Each network pro emphasized how learning DevNet concepts gave them the ability and confidence to work with developer teams. But it also proved to be one of the biggest challenges to overcome. Bogarín acknowledged the transition can seem intimidating because networking people typically don't like to do software development, and Krimmel said he sometimes found the process of learning software concepts depressing and mentally taxing.
But both Bogarín and Krimmel said learning software development enabled them to become a bridge between networking and developer teams.
"Now, at my customers, I can speak to DevOps folks and server teams because I learned this interface of how they interact with their tools," Krimmel said.
Cisco DevNet certification tracks
- DevNet Associate
- DevNet Specialist
- Focus areas: Core, DevOps, IoT, Webex, Collaboration Automation, Data Center Automation, Enterprise Automation, Security Automation and Service Provider Automation
- DevNet Professional
- DevNet Expert
Cisco DevNet certification advice for studying
To succeed in the DevNet journey, network pros said support from the DevNet community, time investment and hands-on experience were crucial.
Nick Russo, technical leader at Cisco, passed five Cisco DevNet exams in 2020, sharing his experience in his blog and guest posts. When writing about the DevNet Professional Core (DEVCOR) exam, Russo was clear about the importance of having the proper amount of experience.
"The DEVCOR exam was no joke. … I suggest you take the '3 years experience' requirement seriously. I have a Computer Science degree along with about 3 years of full-time network automation experience. I also teach these topics professionally, yet I still found the exam challenging," Russo wrote in a guest post on Daniels Networking Blog.
So, how can DevNet hopefuls prepare for the exams and develop the necessary skills? For Greenaway, Bogarín and Maqsood, applying the concepts they were learning to real-world problems that emerged in their daily jobs was a valuable learning method. The DevNet track does a better job of addressing how technology can solve problems, Bogarín said, especially compared with other Cisco exams that test about specific product versions rather than the theory behind them.
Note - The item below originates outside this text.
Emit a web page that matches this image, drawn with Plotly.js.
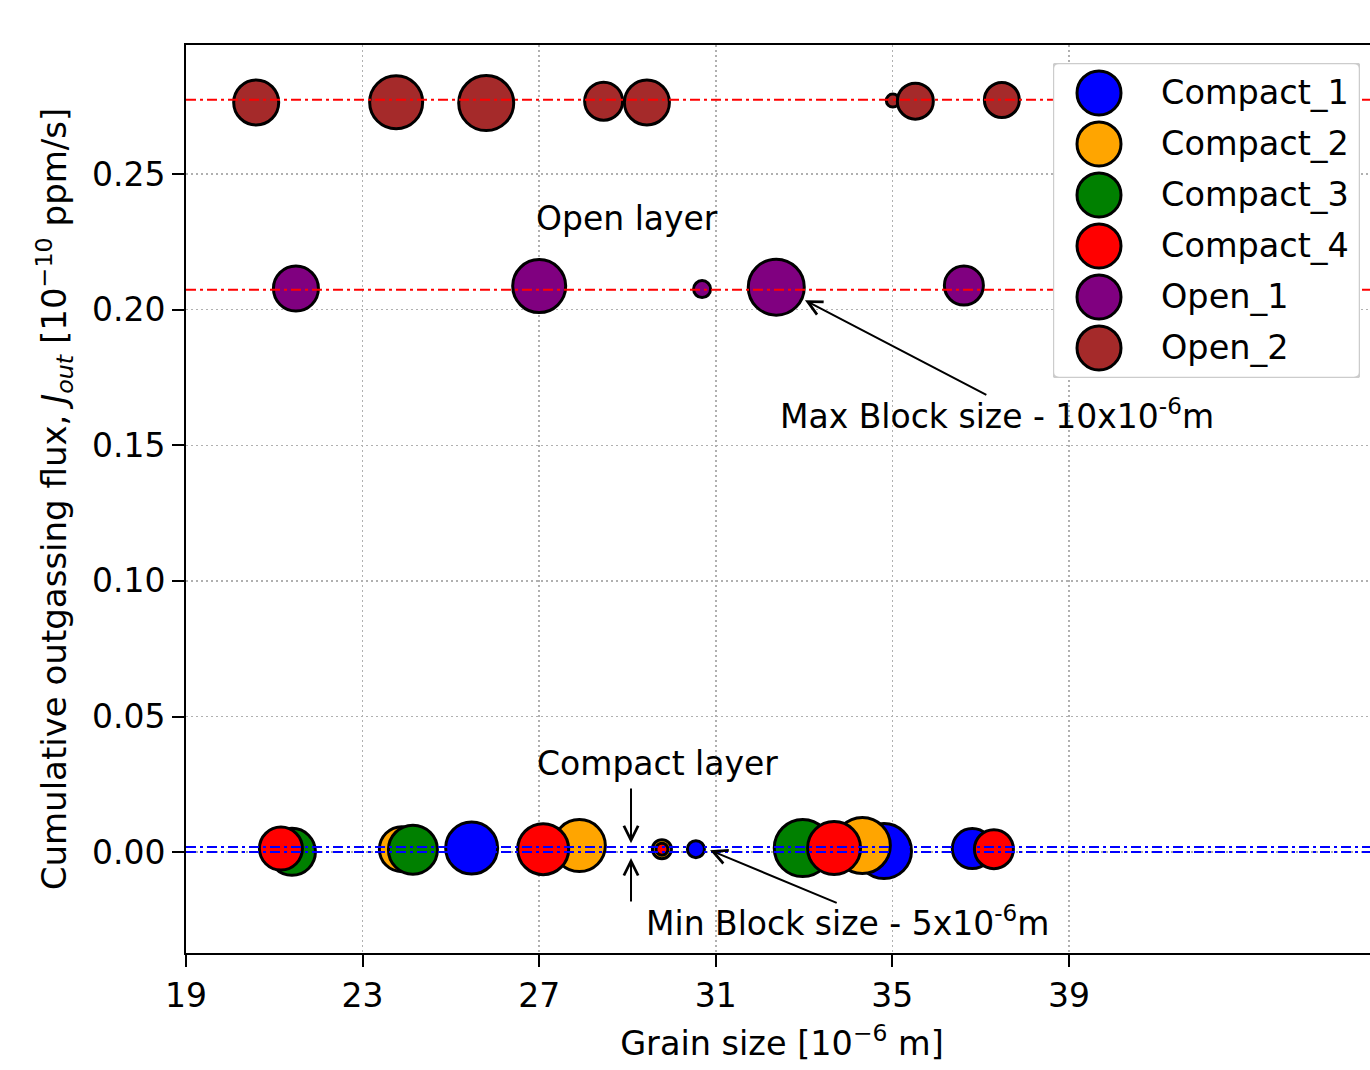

Study materials for DevNet exams
These resources were common favorites among the network pros:
- Cisco sandboxes
- Nick Russo's Pluralsight DevNet course
- Network Programmability and Automation: Skills for the Next-Generation Network Engineer by Jason Edelman, Scott Lowe and Matt Oswalt
- ITProTV's DevNet Associate episode
- Mastering Python Networking by Eric Chou
- David Bombal's Udemy Net DevOps course
- CBT Nuggets' DevNet online training
Compiling DevNet study material was the hardest part of the exam process among the network pros. While numerous materials are available now, finding legitimate resources can still be tedious. Ultimately, each network pro advised people to use the free training material available from Cisco and the DevNet community. Cisco, for example, provides a DevNet sandbox where users can work with almost any Cisco technology and apply what they're learning.
"Immerse yourself in the ecosystem," Cartlidge said. "If it's a totally new world, you need to embrace the community. Go onto forums; jump on the Discord groups and Slack channels. Follow all the content creators on LinkedIn and YouTube, and immerse yourself in it, and live it."
As more people decide to pursue DevNet certifications, Wee has seen how mindsets change when people start applying the skills they learn. While she used to think the value of DevNet was teaching people the skill sets and letting them use APIs, she said she gradually realized that was only a piece of it.
"The main thing is they then start innovating and thinking differently," Wee said. "They start working together and bringing others along."